Transferred from golden spike thread...
http://forum.nasaspaceflight.com/index.php?topic=30567.msg992149#msg992149

One concern from this amateur, [DTAL] uses a lot of different rockets to land in such a way that if any of them fail you are in trouble, rather than in such a way that more engines means more redundancy.

I think what you want from more engines in this kind of situation is more "survivability." As an example the Apollo LM had two engines, each required to work correctly for a nominal mission. But the ascent engine could also have been used as the abort motor had the descent engine failed. The engines weren't redundant, but having two of them decreased the loss-of-crew risk.
In this case I meant the eagle but I had wondered the same about DTAL. Do you mean that as long as the ascent vehicle works DTAL is survivable?
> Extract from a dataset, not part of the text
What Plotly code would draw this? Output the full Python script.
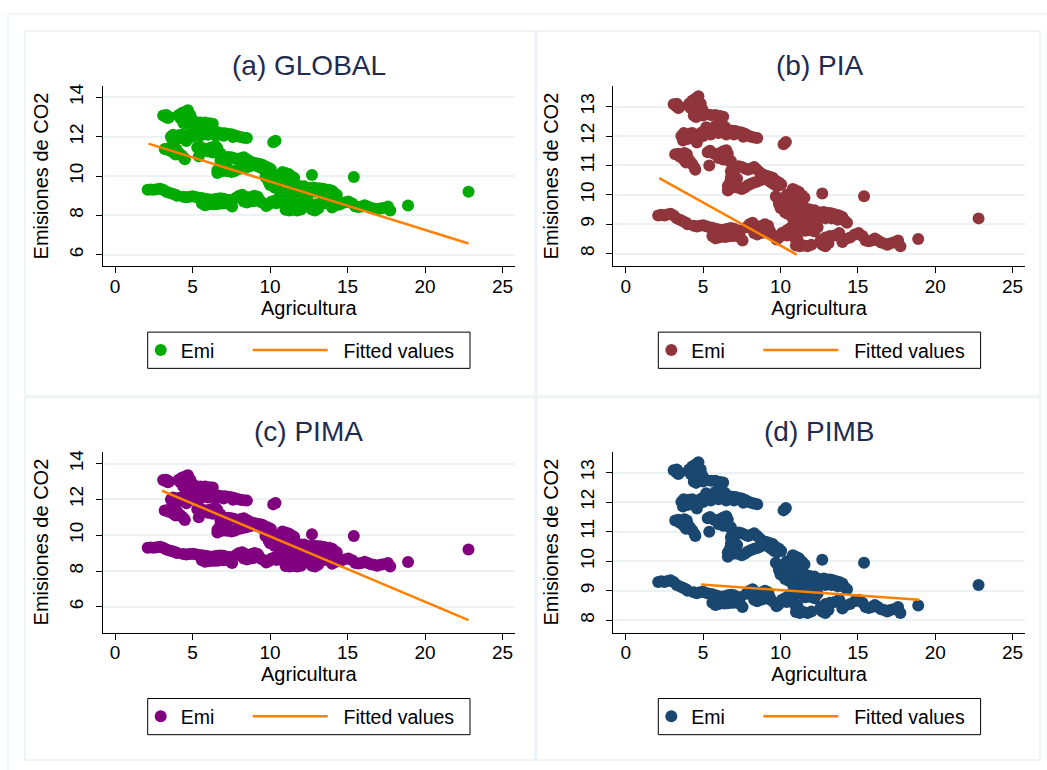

Thats a good point. However, I would like us to get to the point where so long as you can land you can survive also (ie prepositioned supplies, base etc)

Wouldn't DTAL have the disadvantage that if the Ascent engines do not work, it cannot land either? There might be safety in the form of a base only a few hundred meters away but you can't land, at least you would have land on your engines and tumble onto your belly, possibly survivable.

I have been wondering about ISRU-refueled landers and their lack of abort to orbit... Would it be plausible to have an absolutely minimal "ejector seat-like" escape method? Perhaps it would have only half the delta-v required and abort either to orbit or complete the landing at the surface base. This could also be used if there was a failure during ascent.